◆ **Written instruction**
Your task is to gather the lines below that hold the string "this".

[Saved entries]
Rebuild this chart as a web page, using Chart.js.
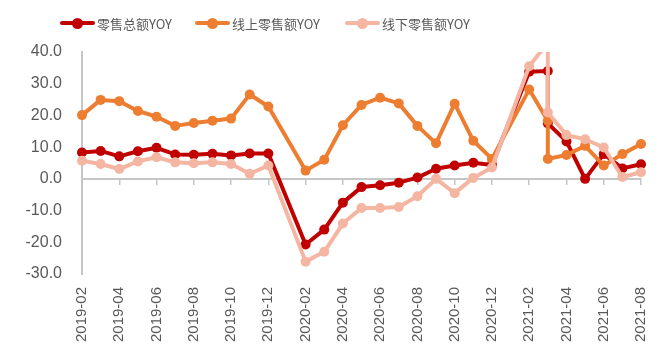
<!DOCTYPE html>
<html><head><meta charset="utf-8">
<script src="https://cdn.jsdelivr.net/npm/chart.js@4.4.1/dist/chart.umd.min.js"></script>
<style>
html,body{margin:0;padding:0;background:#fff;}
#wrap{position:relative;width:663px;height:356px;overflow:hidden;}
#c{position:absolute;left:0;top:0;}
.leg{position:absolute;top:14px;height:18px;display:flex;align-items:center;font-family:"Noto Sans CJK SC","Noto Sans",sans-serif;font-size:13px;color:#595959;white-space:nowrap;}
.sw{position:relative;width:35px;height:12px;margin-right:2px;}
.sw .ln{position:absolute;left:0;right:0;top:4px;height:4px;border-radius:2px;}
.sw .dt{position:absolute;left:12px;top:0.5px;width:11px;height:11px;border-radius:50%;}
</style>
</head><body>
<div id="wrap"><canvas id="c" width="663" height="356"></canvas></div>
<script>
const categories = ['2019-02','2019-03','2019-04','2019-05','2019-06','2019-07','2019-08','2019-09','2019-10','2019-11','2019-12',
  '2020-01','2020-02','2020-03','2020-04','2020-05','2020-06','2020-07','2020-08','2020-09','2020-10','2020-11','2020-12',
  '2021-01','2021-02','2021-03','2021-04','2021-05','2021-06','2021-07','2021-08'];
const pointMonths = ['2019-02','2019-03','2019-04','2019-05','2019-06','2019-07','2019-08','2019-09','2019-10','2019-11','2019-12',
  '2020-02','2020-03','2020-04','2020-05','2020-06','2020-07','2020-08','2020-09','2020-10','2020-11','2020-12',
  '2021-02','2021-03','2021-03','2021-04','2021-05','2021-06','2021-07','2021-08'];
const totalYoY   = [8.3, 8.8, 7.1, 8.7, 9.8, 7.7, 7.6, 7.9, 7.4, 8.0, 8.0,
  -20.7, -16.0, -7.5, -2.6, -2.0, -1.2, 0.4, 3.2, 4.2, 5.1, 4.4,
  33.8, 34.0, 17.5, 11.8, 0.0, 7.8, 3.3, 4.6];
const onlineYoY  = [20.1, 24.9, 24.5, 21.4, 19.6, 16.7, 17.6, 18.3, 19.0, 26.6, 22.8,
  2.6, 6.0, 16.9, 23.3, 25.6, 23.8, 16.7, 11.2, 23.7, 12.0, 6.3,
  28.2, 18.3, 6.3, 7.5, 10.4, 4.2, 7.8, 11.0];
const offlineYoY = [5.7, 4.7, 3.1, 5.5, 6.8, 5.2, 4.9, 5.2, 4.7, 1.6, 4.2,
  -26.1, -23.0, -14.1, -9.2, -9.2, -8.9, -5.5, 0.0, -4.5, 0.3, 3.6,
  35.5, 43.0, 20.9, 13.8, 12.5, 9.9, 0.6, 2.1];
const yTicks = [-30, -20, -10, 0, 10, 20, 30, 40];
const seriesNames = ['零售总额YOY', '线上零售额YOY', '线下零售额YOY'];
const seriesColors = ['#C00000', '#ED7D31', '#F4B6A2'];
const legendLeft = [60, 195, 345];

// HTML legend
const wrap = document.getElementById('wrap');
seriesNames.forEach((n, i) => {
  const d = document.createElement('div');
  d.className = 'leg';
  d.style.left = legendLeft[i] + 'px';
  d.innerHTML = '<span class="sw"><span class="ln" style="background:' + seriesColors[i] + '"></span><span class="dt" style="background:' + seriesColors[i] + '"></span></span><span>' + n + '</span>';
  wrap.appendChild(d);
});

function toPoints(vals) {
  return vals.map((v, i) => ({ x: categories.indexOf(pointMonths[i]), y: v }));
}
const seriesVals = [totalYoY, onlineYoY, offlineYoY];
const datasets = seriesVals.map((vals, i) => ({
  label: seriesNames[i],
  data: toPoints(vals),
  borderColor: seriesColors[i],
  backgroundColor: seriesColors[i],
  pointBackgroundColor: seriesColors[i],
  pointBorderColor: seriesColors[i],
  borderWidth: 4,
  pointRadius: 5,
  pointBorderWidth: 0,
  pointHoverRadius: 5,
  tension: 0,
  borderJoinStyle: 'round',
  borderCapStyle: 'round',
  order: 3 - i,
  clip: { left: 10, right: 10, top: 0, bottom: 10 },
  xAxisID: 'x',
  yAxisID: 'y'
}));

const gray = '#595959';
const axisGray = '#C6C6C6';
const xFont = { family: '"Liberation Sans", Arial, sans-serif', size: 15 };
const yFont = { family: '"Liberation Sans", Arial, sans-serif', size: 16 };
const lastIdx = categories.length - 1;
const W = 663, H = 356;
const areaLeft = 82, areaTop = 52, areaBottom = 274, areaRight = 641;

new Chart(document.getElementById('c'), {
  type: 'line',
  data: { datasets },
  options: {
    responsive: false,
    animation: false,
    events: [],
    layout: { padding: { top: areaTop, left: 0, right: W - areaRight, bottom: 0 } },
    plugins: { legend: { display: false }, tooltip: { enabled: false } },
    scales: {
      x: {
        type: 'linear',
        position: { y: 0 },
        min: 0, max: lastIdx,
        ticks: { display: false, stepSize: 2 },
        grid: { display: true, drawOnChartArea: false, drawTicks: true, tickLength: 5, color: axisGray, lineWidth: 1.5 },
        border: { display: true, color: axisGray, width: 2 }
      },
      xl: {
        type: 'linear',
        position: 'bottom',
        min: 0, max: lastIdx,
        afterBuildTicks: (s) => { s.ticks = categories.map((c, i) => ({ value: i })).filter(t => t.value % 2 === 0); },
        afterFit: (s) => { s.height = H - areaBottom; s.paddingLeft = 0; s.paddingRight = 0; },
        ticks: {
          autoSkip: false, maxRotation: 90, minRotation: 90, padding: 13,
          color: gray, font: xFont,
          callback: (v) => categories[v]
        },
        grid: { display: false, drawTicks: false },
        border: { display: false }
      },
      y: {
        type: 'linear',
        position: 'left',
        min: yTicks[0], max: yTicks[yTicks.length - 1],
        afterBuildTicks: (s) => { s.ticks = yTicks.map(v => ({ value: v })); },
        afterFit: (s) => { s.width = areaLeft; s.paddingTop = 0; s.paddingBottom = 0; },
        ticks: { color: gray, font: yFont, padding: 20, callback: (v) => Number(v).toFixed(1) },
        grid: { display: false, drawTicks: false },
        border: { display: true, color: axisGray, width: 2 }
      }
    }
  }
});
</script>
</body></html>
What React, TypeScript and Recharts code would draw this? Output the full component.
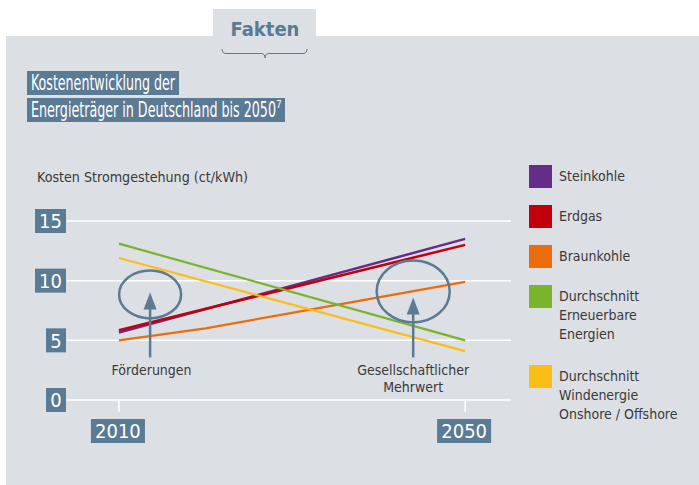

◆ **Response to the exercise**
Rebuild this chart as a web page, using Chart.js.
What React, TypeScript and Recharts code would draw this? Output the full component.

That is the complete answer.